Each solved CrackMe is documented in a Tool Journal entry: what the binary does, what technique revealed the key, what Ghidra / radare2 view was most useful, time spent. Lab 6 is the mid-course checkpoint (4+ challenges documented with technique narrative).


Per-week time budget

Week Reading Lecture Lab CrackMe Reflection / practice Total
1 30 min 90 min 90 min -- 60 min ~5 hr
2 30 min 90 min 60 min (walk) -- 60 min ~4 hr
3 45 min 90 min 90 min -- 60 min ~5 hr
4 45 min 90 min 90 min 90 min 60 min ~7 hr
5 45 min 90 min 90 min 90 min 60 min ~7 hr
6 30 min 90 min 90 min 90 min 60 min ~7 hr
7 30 min 90 min 60 min (walk) 120 min 60 min ~7.5 hr
8 30 min 90 min 60 min (walk) 90 min 60 min ~6.5 hr
9 45 min 90 min 90 min 90 min 60 min ~7.5 hr
10 45 min 90 min 60 min (walk) 90 min 60 min ~6.5 hr
11 30 min 90 min 90 min 90 min 60 min ~7.5 hr
12 45 min 90 min 90 min 60 min (checkpoint) 60 min ~7 hr
13 30 min 90 min -- Lab 6 checkpoint due 120 min (scoping doc) ~6 hr
14 -- 60 min 180 min (capstone) -- 60 min ~5 hr
Total ~7 hr ~21 hr ~21 hr ~18 hr ~14 hr ~91 hr

Note: independent reading of OST2 Architecture 1001 and Yurichev RE4B chapters adds ~20-25 hr across Weeks 3-9. Total course hours ~110-116.


Forward pointers

After RE-011:

  • RE-101 (Reverse Engineering I): hands-on vulnerability research on the Motorola SB6141 lab target. RE-011 fluency (Ghidra navigation, x86-64 reading, ELF structure) is the entry prerequisite.
  • ADV-101 (Adversarial Analysis I): malware analysis, threat-actor TTP reconstruction. RE-011 + SEC-101 together form the ADV-101 prerequisite.
  • ADV-102 (Adversarial Analysis II): advanced dynamic analysis, sandboxing, unpacking pipelines.
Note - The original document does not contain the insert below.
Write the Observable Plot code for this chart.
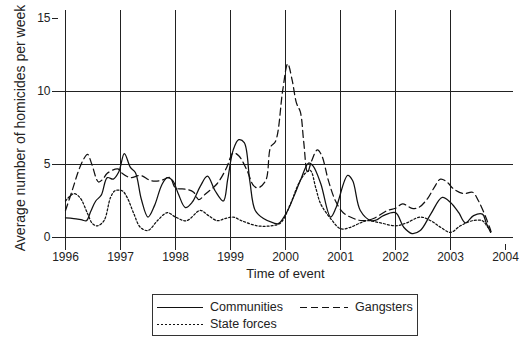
<!DOCTYPE html>
<html>
<head>
<meta charset="utf-8">
<script src="https://cdn.jsdelivr.net/npm/d3@7"></script>
<script src="https://cdn.jsdelivr.net/npm/@observablehq/plot@0.6"></script>
<style>
  html, body { margin: 0; padding: 0; background: white; }
  #wrap { position: relative; width: 527px; height: 346px; font-family: "Liberation Sans", Arial, sans-serif; color: #222; }
  #legend { position: absolute; left: 152px; top: 294px; width: 264px; height: 40px; border: 1px solid #333; box-sizing: content-box; }
  .item { position: absolute; font-size: 12.5px; line-height: 14px; }
  .item svg { position: absolute; top: 0; }
</style>
</head>
<body>
<div id="wrap"></div>
<script>
// ---- data ----
const commT = [1996.00,1996.15,1996.30,1996.38,1996.46,1996.55,1996.65,1996.76,1996.87,1996.97,1997.07,1997.18,1997.27,1997.38,1997.50,1997.62,1997.75,1997.85,1997.95,1998.05,1998.18,1998.30,1998.45,1998.58,1998.72,1998.87,1998.95,1999.05,1999.15,1999.25,1999.35,1999.45,1999.60,1999.78,1999.87,2000.04,2000.15,2000.27,2000.42,2000.50,2000.64,2000.82,2000.92,2001.13,2001.22,2001.36,2001.55,2001.65,2001.78,2002.00,2002.15,2002.30,2002.45,2002.64,2002.85,2003.00,2003.15,2003.27,2003.42,2003.58,2003.65,2003.73];
const commV = [1.35,1.3,1.2,1.15,1.8,2.5,2.9,4.1,4.0,4.5,5.75,4.8,4.45,2.6,1.4,2.2,3.6,4.1,3.9,3.0,2.05,2.4,3.5,4.2,3.2,2.5,4.0,6.0,6.7,6.5,3.9,1.85,1.3,1.0,0.95,1.85,2.8,3.9,5.1,4.9,3.7,1.4,2.05,4.25,3.9,1.85,1.16,1.2,1.5,1.7,0.7,0.27,0.48,1.6,2.75,2.4,1.7,1.0,1.5,1.6,1.0,0.35];

const gangT = [1996.00,1996.12,1996.24,1996.32,1996.40,1996.48,1996.60,1996.68,1996.76,1996.95,1997.03,1997.18,1997.36,1997.55,1997.73,1997.90,1998.00,1998.20,1998.33,1998.42,1998.55,1998.76,1998.93,1999.00,1999.05,1999.15,1999.30,1999.42,1999.50,1999.64,1999.73,1999.82,1999.95,2000.04,2000.12,2000.20,2000.27,2000.33,2000.40,2000.47,2000.58,2000.66,2000.78,2000.91,2001.05,2001.24,2001.40,2001.60,2001.85,2002.00,2002.13,2002.30,2002.42,2002.58,2002.70,2002.82,2002.95,2003.05,2003.24,2003.40,2003.51,2003.64,2003.73];
const gangV = [1.85,3.2,4.6,5.3,5.7,5.0,3.8,4.0,4.4,4.7,4.4,4.1,4.25,3.9,3.9,4.1,3.4,3.3,3.1,2.6,3.0,3.7,4.8,5.5,5.8,5.6,4.6,3.55,3.4,3.9,6.2,6.6,10.1,11.9,10.8,9.2,8.6,6.6,4.45,5.2,6.0,5.6,3.9,2.5,1.7,1.3,1.15,1.3,1.85,2.0,2.3,2.0,2.05,2.65,3.4,4.0,3.75,3.35,3.0,3.1,2.5,1.4,0.5];

const stateT = [1996.00,1996.15,1996.26,1996.40,1996.49,1996.58,1996.70,1996.82,1996.90,1997.03,1997.12,1997.24,1997.36,1997.50,1997.67,1997.85,1998.00,1998.20,1998.45,1998.60,1998.76,1998.90,1999.05,1999.20,1999.49,1999.73,1999.91,2000.09,2000.24,2000.36,2000.45,2000.55,2000.64,2000.82,2001.00,2001.18,2001.36,2001.49,2001.73,2002.00,2002.20,2002.45,2002.64,2002.82,2003.00,2003.18,2003.40,2003.58,2003.66,2003.75];
const stateV = [2.5,3.0,2.75,1.65,0.95,0.8,1.15,2.75,3.2,3.2,2.75,1.65,0.7,0.48,1.15,1.7,1.4,1.15,1.85,1.5,1.15,1.3,1.4,1.15,0.8,0.8,1.0,2.3,3.7,4.4,4.6,3.4,2.3,1.3,0.6,0.7,1.0,1.15,1.0,0.8,1.0,1.4,1.15,0.7,0.35,0.8,1.15,1.15,0.8,0.35];

const seriesNames = ["Communities", "Gangsters", "State forces"];
const xTicks = [1996, 1997, 1998, 1999, 2000, 2001, 2002, 2003, 2004];
const yTicks = [0, 5, 10, 15];
const yGrid = [0, 5, 10];

// ---- styling ----
const dashes = {"Communities": null, "Gangsters": "7,4", "State forces": "2,2"};
const ink = "#222";

const toRows = (T, V, s) => T.map((t, i) => ({t, v: V[i], s}));
const rows = [
  ...toRows(commT, commV, seriesNames[0]),
  ...toRows(gangT, gangV, seriesNames[1]),
  ...toRows(stateT, stateV, seriesNames[2])
];

// axis-extent helpers (in data units)
const W = 527, H = 286, mL = 65, mR = 22, mT = 18, mB = 49;
const pxPerYear = (W - mL - mR) / 8;
const pxPerUnit = (H - mT - mB) / 15;
const xLeftExt = 1996 - 13 / pxPerYear;
const xRightExt = 2004 + 8 / pxPerYear;
const xTickEnd = 1996 - 7 / pxPerYear;
const yTop = 15 + 8 / pxPerUnit;
const yBot = -13 / pxPerUnit;
const yTickTop = -7 / pxPerUnit;

const chart = Plot.plot({
  width: W, height: H,
  marginLeft: mL, marginRight: mR, marginTop: mT, marginBottom: mB,
  style: {fontFamily: "'Liberation Sans', Arial, sans-serif", fontSize: "12px", color: ink, background: "white", overflow: "visible"},
  x: {domain: [1996, 2004]},
  y: {domain: [0, 15]},
  marks: [
    Plot.ruleY(yGrid, {y: d => d, x1: xLeftExt, x2: xRightExt, stroke: ink, strokeWidth: 1}),
    Plot.ruleY([15], {y: d => d, x1: xLeftExt, x2: xTickEnd, stroke: ink, strokeWidth: 1}),
    Plot.ruleX(xTicks.slice(0, -1), {x: d => d, y1: yBot, y2: yTop, stroke: ink, strokeWidth: 1}),
    Plot.ruleX(xTicks.slice(-1), {x: d => d, y1: yBot, y2: yTickTop, stroke: ink, strokeWidth: 1}),
    Plot.axisX(xTicks, {tickSize: 0, tickPadding: 15, tickFormat: d => String(d), label: null, fill: ink, fontSize: 12}),
    Plot.axisY(yTicks, {tickSize: 0, tickPadding: 15, label: null, fill: ink, fontSize: 12}),
    ...seriesNames.map(name => Plot.line(rows.filter(r => r.s === name), {
      x: "t", y: "v", curve: "catmull-rom", stroke: "#111", strokeWidth: 1.25,
      strokeDasharray: dashes[name]
    })),
    Plot.text(["Average number of homicides per week"], {frameAnchor: "left", dx: -45, rotate: -90, fontSize: 14, fill: ink, textAnchor: "middle"}),
    Plot.text(["Time of event"], {frameAnchor: "bottom", dy: 40, fontSize: 13, fill: ink})
  ]
});

const wrap = document.getElementById("wrap");
wrap.appendChild(chart);

// legend
const legend = document.createElement("div");
legend.id = "legend";
const items = [
  {name: seriesNames[0], left: 4, top: 5, sample: 46},
  {name: seriesNames[1], left: 147, top: 5, sample: 48},
  {name: seriesNames[2], left: 4, top: 22, sample: 46}
];
for (const it of items) {
  const d = document.createElement("div");
  d.className = "item";
  d.style.left = it.left + "px";
  d.style.top = it.top + "px";
  const svgNS = "http://www.w3.org/2000/svg";
  const s = document.createElementNS(svgNS, "svg");
  s.setAttribute("width", it.sample);
  s.setAttribute("height", 14);
  s.style.left = "0px";
  const l = document.createElementNS(svgNS, "line");
  l.setAttribute("x1", 0); l.setAttribute("x2", it.sample);
  l.setAttribute("y1", 7.5); l.setAttribute("y2", 7.5);
  l.setAttribute("stroke", "#111"); l.setAttribute("stroke-width", 1.1);
  if (dashes[it.name]) l.setAttribute("stroke-dasharray", dashes[it.name]);
  s.appendChild(l);
  d.appendChild(s);
  const t = document.createElement("span");
  t.textContent = it.name;
  t.style.position = "absolute";
  t.style.left = (it.sample + 7) + "px";
  t.style.whiteSpace = "nowrap";
  d.appendChild(t);
  legend.appendChild(d);
}
wrap.appendChild(legend);
</script>
</body>
</html>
RE-011 dynamic analysis week is the first exposure to the tools ADV-102 expands on.
  • RE-201 (Reverse Engineering II): firmware extraction from live hardware, JTAG, serial console access. RE-011 firmware teardown week (Week 12) is the conceptual preview.

RE-011 v0.1. 14 weeks. Entry course for the Virtus Cyber Academy reverse-engineering track.